Nice insana acı, ızdırap ve kayıplar yaşatan sözde bilimlerle savaşmanın manevi memnuniyeti bize yetiyor.
Ayrıca küresel ve kültürel bakımdan farklı, birbirine bağlı bir topluluk oluşturmaktan, insanların bu toplumda öğrenmesinden, gelişmesinden, birbirleriyle dostluk ve hoşgörü sınırları içinde ağ kurmasından manevi bir keyif alıyoruz.
Demokratik toplumların istikrarına katkıda bulunmaktan da manevi bir keyif alıyoruz çünkü eleştirel düşünen, kötü argümanları ve kötü verileri saptayabilen insanların; gücü elinde toplayan, kuvvetler ayrılığını ortadan kaldıran ve sahte argümanlarla vatandaşlarının haklarını elinden alan popülist liderlere oy vermek için kolayca manipüle edilemez. Eleştirel düşünebilen insanlar kendi sorunlarından başka bir sosyal grubun, ırkın, dinin, ya da ülkenin sorumlu olduğuna, her şeyin çözümünün şiddetten, saldırganlıktan ya da savaştan geçtiğine kolayca ikna edilemez.

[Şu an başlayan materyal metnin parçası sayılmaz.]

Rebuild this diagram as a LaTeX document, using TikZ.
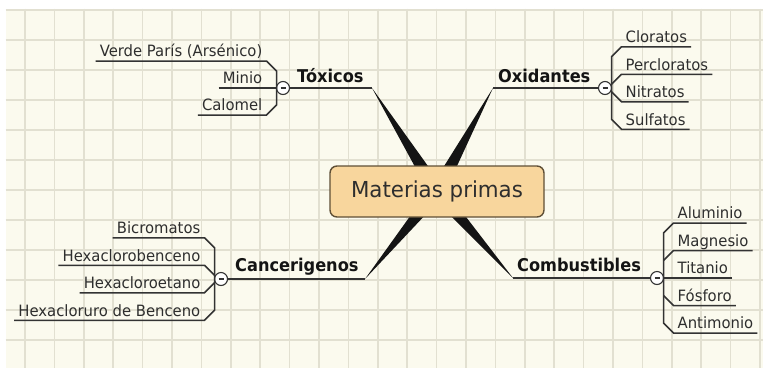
\documentclass[tikz,border=0pt]{standalone}
\usepackage{fontspec}
\setmainfont{DejaVu Sans}
\newfontfamily\hojafont{DejaVu Sans}[FakeStretch=0.95]
\newfontfamily\ramafont{DejaVu Sans}[FakeStretch=0.92]
\newfontfamily\centrofont{DejaVu Sans}[FakeStretch=0.97]
\usetikzlibrary{calc}
\definecolor{fondo}{HTML}{FBFAEE}
\definecolor{cuadro}{HTML}{E2E0D1}
\definecolor{caja}{HTML}{F8D69D}
\definecolor{borde}{HTML}{5F4F36}
\definecolor{trazo}{HTML}{333333}
\definecolor{letra}{HTML}{2E2E2E}

\begin{document}
\begin{tikzpicture}[x=1pt,y=-1pt,
		hoja/.style={inner xsep=4pt,inner ysep=4pt,text height=11pt,text depth=0pt,text=letra,font=\hojafont\fontsize{15.6}{17}\selectfont},
		rama/.style={anchor=base west,inner sep=0pt,text=black!92,font=\ramafont\fontsize{17.6}{19}\selectfont\bfseries},
		boton/.style={shape=circle,draw=trazo,fill=white,line width=1.1pt,inner sep=0pt,minimum size=13pt,text=trazo},
		linea/.style={draw=trazo,line width=1.5pt},
		cuna/.style={fill=black!92}]
			\useasboundingbox (0,0) rectangle (763,368);
			\fill[white] (0,0) rectangle (763,368);
			\fill[fondo] (5.5,8.5) rectangle (763,368);
			\foreach \i in {0,...,25}
				\draw[cuadro,line width=1.5pt] ({25+29.4*\i},8.5) -- ({25+29.4*\i},368);
			\foreach \j in {0,...,11}
				\draw[cuadro,line width=1.5pt] (5.5,{10+30*\j}) -- (763,{10+30*\j});
			
			\coordinate (centro) at (437,191.5);
			\coordinate (toxend) at (372,88);
			\coordinate (oxiend) at (493,88);
			\coordinate (canend) at (365,279);
			\coordinate (comend) at (513,278);
			\foreach \e in {toxend,oxiend,canend,comend}
				\fill[cuna] ($(centro)!7.5pt!90:(\e)$) -- (\e) -- ($(centro)!7.5pt!-90:(\e)$) -- cycle;
			
			\node[draw=borde,fill=caja,line width=1.4pt,rounded corners=7pt,minimum width=214pt,minimum height=51pt,text=letra,font=\centrofont\fontsize{22}{24}\selectfont] (mp) at (centro) {Materias primas};
			
			\node[rama] (tox) at (297,82) {Tóxicos};
			\node[rama] (oxi) at (498,82) {Oxidantes};
			\node[rama] (can) at (235,271) {Cancerigenos};
			\node[rama] (com) at (517,271) {Combustibles};
			
			\node[boton] (txb) at (283,88) {\rule{5pt}{1.1pt}};
			\node[boton] (oxb) at (605,88) {\rule{5pt}{1.1pt}};
			\node[boton] (cab) at (221,279) {\rule{5pt}{1.1pt}};
			\node[boton] (cob) at (657,278) {\rule{5pt}{1.1pt}};
			
			\node[hoja,anchor=south east] (tx1) at (266.5,61) {Verde París (Arsénico)};
			\node[hoja,anchor=south east] (tx2) at (266.5,88) {Minio};
			\node[hoja,anchor=south east] (tx3) at (266.5,115) {Calomel};
			
			\node[hoja,anchor=south west] (ox1) at (621.5,46.75) {Cloratos};
			\node[hoja,anchor=south west] (ox2) at (621.5,74.25) {Percloratos};
			\node[hoja,anchor=south west] (ox3) at (621.5,101.75) {Nitratos};
			\node[hoja,anchor=south west] (ox4) at (621.5,129.25) {Sulfatos};
			
			\node[hoja,anchor=south east] (ca1) at (204.5,237.75) {Bicromatos};
			\node[hoja,anchor=south east] (ca2) at (204.5,265.25) {Hexaclorobenceno};
			\node[hoja,anchor=south east] (ca3) at (204.5,292.75) {Hexacloroetano};
			\node[hoja,anchor=south east] (ca4) at (204.5,320.25) {Hexacloruro de Benceno};
			
			\node[hoja,anchor=south west] (co1) at (673.5,223) {Aluminio};
			\node[hoja,anchor=south west] (co2) at (673.5,250.5) {Magnesio};
			\node[hoja,anchor=south west] (co3) at (673.5,278) {Titanio};
			\node[hoja,anchor=south west] (co4) at (673.5,305.5) {Fósforo};
			\node[hoja,anchor=south west] (co5) at (673.5,333) {Antimonio};
			
			\draw[linea] (txb) -- (toxend);
			\draw[linea] (oxiend) -- (oxb);
			\draw[linea] (cab) -- (canend);
			\draw[linea] (comend) -- (cob);
			
			\draw[linea] (tx1.south west) -- (tx1.south east) -- ++(10,10) -- ($(tx3.south east)+(10,-10)$) -- (tx3.south east) -- (tx3.south west);
			\draw[linea] (tx2.south west) -- (txb);
			
			\draw[linea] (ox1.south east) -- (ox1.south west) -- ++(-10,10) -- ($(ox4.south west)+(-10,-10)$) -- (ox4.south west) -- (ox4.south east);
			\draw[linea] (ox2.south east) -- (ox2.south west) -- ++(-10,10);
			\draw[linea] (ox3.south east) -- (ox3.south west) -- ++(-10,-10);
			
			\draw[linea] (ca1.south west) -- (ca1.south east) -- ++(10,10) -- ($(ca4.south east)+(10,-10)$) -- (ca4.south east) -- (ca4.south west);
			\draw[linea] (ca2.south west) -- (ca2.south east) -- ++(10,10);
			\draw[linea] (ca3.south west) -- (ca3.south east) -- ++(10,-10);
			
			\draw[linea] (co1.south east) -- (co1.south west) -- ++(-10,10) -- ($(co5.south west)+(-10,-10)$) -- (co5.south west) -- (co5.south east);
			\draw[linea] (co2.south east) -- (co2.south west) -- ++(-10,10);
			\draw[linea] (co3.south east) -- (cob);
			\draw[linea] (co4.south east) -- (co4.south west) -- ++(-10,-10);
		\end{tikzpicture}
\end{document}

Son olarak, üyelerimizin küresel sosyal projeleri tasarlayıp yönetmesinden, dünyayı her seferinde birer deniz yıldızıyla, birer küçük projeyle daha iyi bir yer haline getirmesinden manevi bir haz alıyoruz. Sözün kısası, üyelerimizin sesini duyuran, liderlik eden ve tarih yazan kişiler olmasından memnuniyet duyuyoruz.